Economist on Climate Change


Press release from the Economist dated 31st May. An interesting piece and useful to contrast the view that "business caused climate change and can also solve it" with the previous article on China.


As White House unveils climate strategy, The Economist argues that, given incentives, business can solve climate change

As the White House unveiled a long-term strategy on climate change Thursday, The Economist unveiled a special report on the subject that will appear in tomorrow's issue. Written by Deputy Editor Emma Duncan, the report argues that business’s conversion to combatting climate change is real and substantial. It is bringing forth serious investment in the technologies needed to produce clean energy. That is a big change, and a reason for optimism. However, the investment is not yet on a scale large enough to avert climate change.

But, The Economist notes, the world cannot expect business to combat climate change by itself. It needs the right incentives. Consumers won’t provide them: governments must. They have to make polluters pay for the damage caused by the carbon dioxide they produce. And they have to do so globally—which is why next month’s G8 summit is so crucial to this issue.

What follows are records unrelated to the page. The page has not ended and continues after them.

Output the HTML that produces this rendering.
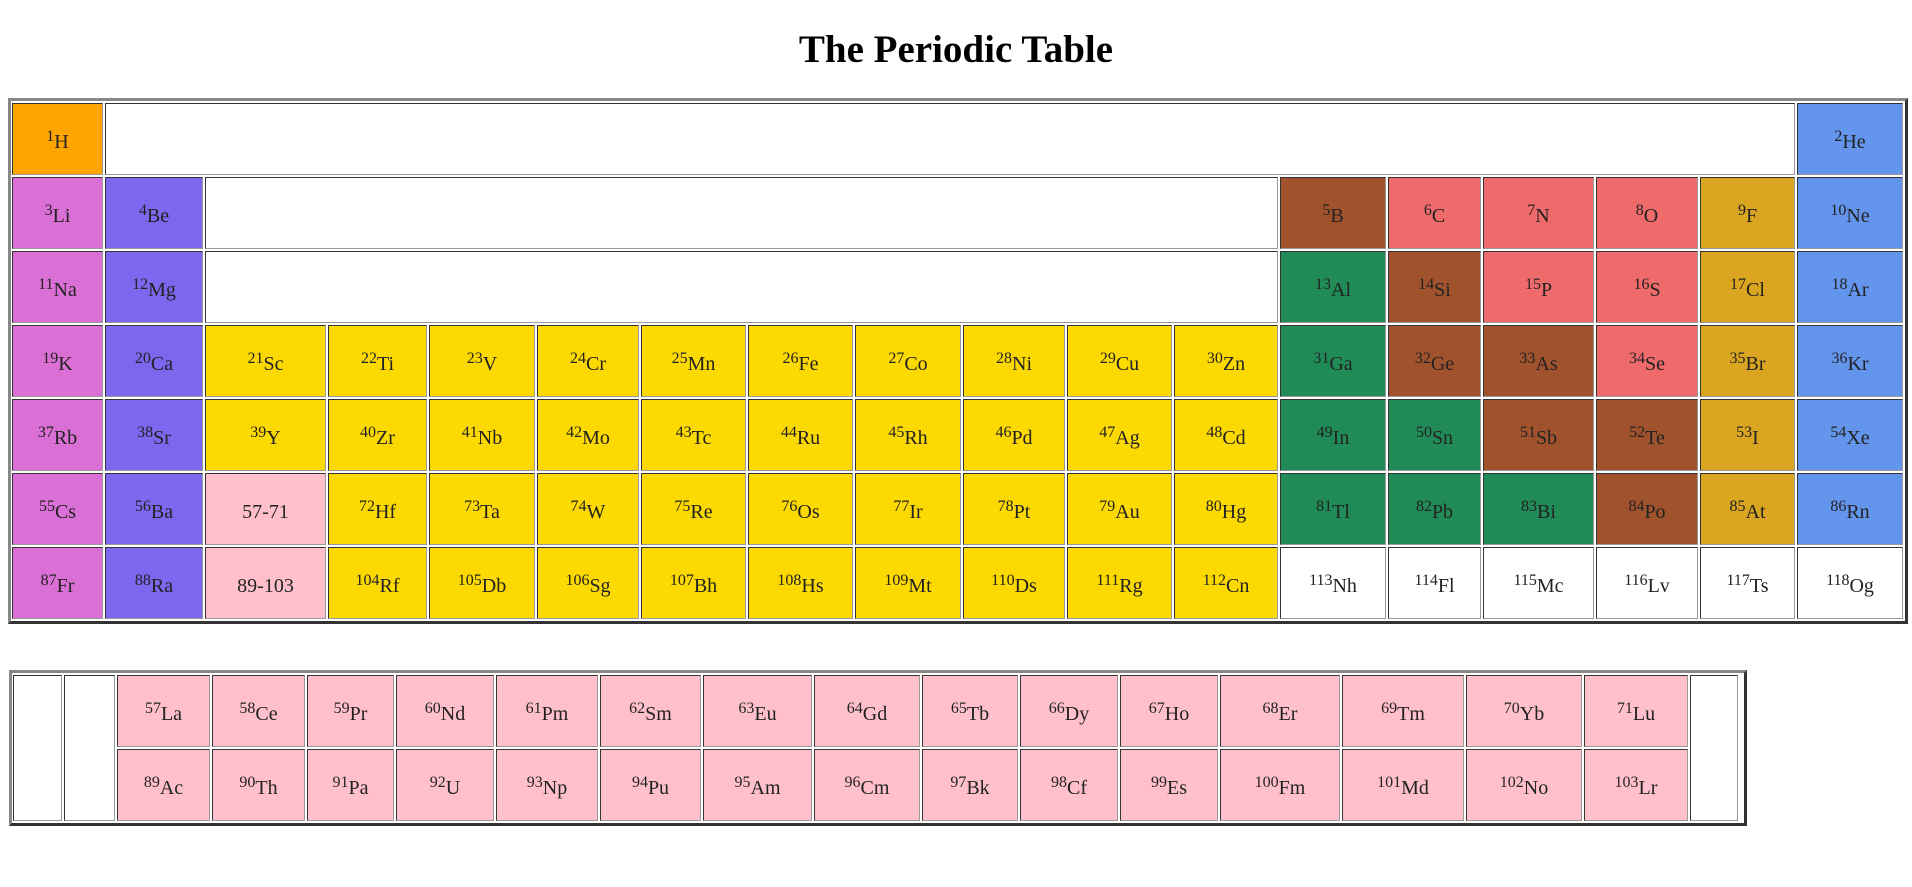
<!DOCTYPE html>
<html><head><meta charset="utf-8"><style>
body{margin:0;width:1912px;height:887px;background:#fff;position:relative;overflow:hidden;font-family:"Liberation Serif",serif;color:#222}
h1{position:absolute;left:0;top:27px;width:1912px;margin:0;text-align:center;font-size:39px;font-weight:bold;color:#000}
.tbl{position:absolute;border:3px solid;border-color:#888 #333 #333 #888;box-sizing:border-box}
.c{position:absolute;box-sizing:border-box;border:1px solid;border-color:#333 #999 #999 #333;display:flex;align-items:center;justify-content:center;font-size:20px;padding-top:6px}
.c sup{font-size:16px;position:relative;top:-5px;vertical-align:top;line-height:1}
</style></head><body>
<h1>The Periodic Table</h1>
<div class="tbl" style="left:8px;top:98px;width:1900px;height:526px"></div>
<div class="tbl" style="left:9px;top:670px;width:1738px;height:156px"></div>
<div id="root"></div>
<script>
const colEdges=[12,105,205,328,429,537,641,748,855,963,1067,1174,1280,1388,1483,1596,1700,1797,1905];
const lowEdges=[13,64,117,212,307,396,496,600,703,814,922,1020,1120,1220,1342,1466,1584,1690,1740];
const C={H:'#FFA500',A:'#DA70D6',E:'#7B68EE',T:'#FCD900',L:'#FFC0CB',N:'#EF6A6A',X:'#DAA520',G:'#6495ED',M:'#A0522D',P:'#218B57',U:'#FFFFFF'};
const mainCells=[
[0,0,1,1,'H','H'],[0,1,16,'','','U'],[0,17,1,2,'He','G'],
[1,0,1,3,'Li','A'],[1,1,1,4,'Be','E'],[1,2,10,'','','U'],[1,12,1,5,'B','M'],[1,13,1,6,'C','N'],[1,14,1,7,'N','N'],[1,15,1,8,'O','N'],[1,16,1,9,'F','X'],[1,17,1,10,'Ne','G'],
[2,0,1,11,'Na','A'],[2,1,1,12,'Mg','E'],[2,2,10,'','','U'],[2,12,1,13,'Al','P'],[2,13,1,14,'Si','M'],[2,14,1,15,'P','N'],[2,15,1,16,'S','N'],[2,16,1,17,'Cl','X'],[2,17,1,18,'Ar','G']
];
const r4=['K','Ca','Sc','Ti','V','Cr','Mn','Fe','Co','Ni','Cu','Zn','Ga','Ge','As','Se','Br','Kr'];
const r5=['Rb','Sr','Y','Zr','Nb','Mo','Tc','Ru','Rh','Pd','Ag','Cd','In','Sn','Sb','Te','I','Xe'];
const r6=['Cs','Ba','*','Hf','Ta','W','Re','Os','Ir','Pt','Au','Hg','Tl','Pb','Bi','Po','At','Rn'];
const r7=['Fr','Ra','*','Rf','Db','Sg','Bh','Hs','Mt','Ds','Rg','Cn','Nh','Fl','Mc','Lv','Ts','Og'];
const k4='AETTTTTTTTTTPMMNXG',k5='AETTTTTTTTTTPPMMXG',k6='AELTTTTTTTTTPPPMXG',k7='AELTTTTTTTTTUUUUUU';
const starts=[19,37,55,87];
const lan=['La','Ce','Pr','Nd','Pm','Sm','Eu','Gd','Tb','Dy','Ho','Er','Tm','Yb','Lu'];
const act=['Ac','Th','Pa','U','Np','Pu','Am','Cm','Bk','Cf','Es','Fm','Md','No','Lr'];
[r4,r5,r6,r7].forEach((row,i)=>{const ks=[k4,k5,k6,k7][i];let n=starts[i];
 row.forEach((s,c)=>{ if(s==='*'){mainCells.push([3+i,c,1,'',i==2?'57-71':'89-103','L']);n+=15;}
  else {mainCells.push([3+i,c,1,n,s,ks[c]]);n++;} });});
const root=document.getElementById('root');
function mk(x,y,w,h,num,sym,cls){
 const d=document.createElement('div');d.className='c';
 d.style.cssText=`left:${x}px;top:${y}px;width:${w}px;height:${h}px;background:${C[cls]}`;
 if(sym){d.innerHTML=num!==''?`<sup>${num}</sup>${sym}`:sym;}
 
 
 root.appendChild(d);
}
mainCells.forEach(([r,c,sp,num,sym,cls])=>{
 const x=colEdges[c],w=colEdges[c+sp]-x-2;mk(x,103+r*74,w,72,num,sym,cls);});
mk(lowEdges[0],675,lowEdges[1]-lowEdges[0]-2,146,'','','U');
mk(lowEdges[1],675,lowEdges[2]-lowEdges[1]-2,146,'','','U');
mk(lowEdges[17],675,lowEdges[18]-lowEdges[17]-2,146,'','','U');
lan.forEach((s,i)=>mk(lowEdges[i+2],675,lowEdges[i+3]-lowEdges[i+2]-2,72,57+i,s,'L'));
act.forEach((s,i)=>mk(lowEdges[i+2],749,lowEdges[i+3]-lowEdges[i+2]-2,72,89+i,s,'L'));
</script>
</body></html>
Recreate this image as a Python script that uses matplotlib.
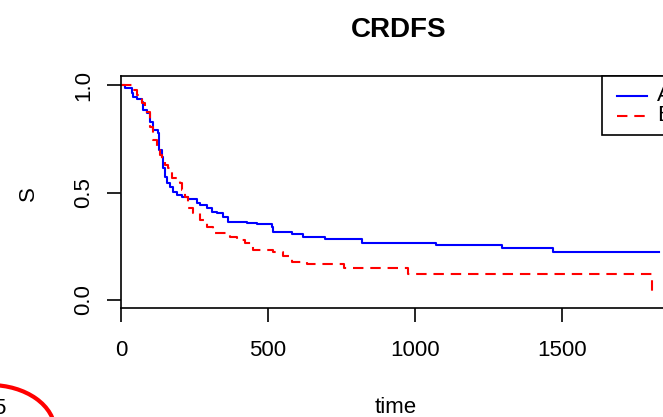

It can be done. The technologies are available. And the costs of bringing them to market and thus stabilising greenhouse gas concentrations at a safe level look reasonable. Doing so would probably mean cutting global growth by 0.1% a year. Given the risks, it’s worth it.

Duncan concludes, “Business caused the problem of climate change, and business can solve it. But it can do so only if governments put the right incentives in place. This is up to the politicians, and the people who vote them into power.”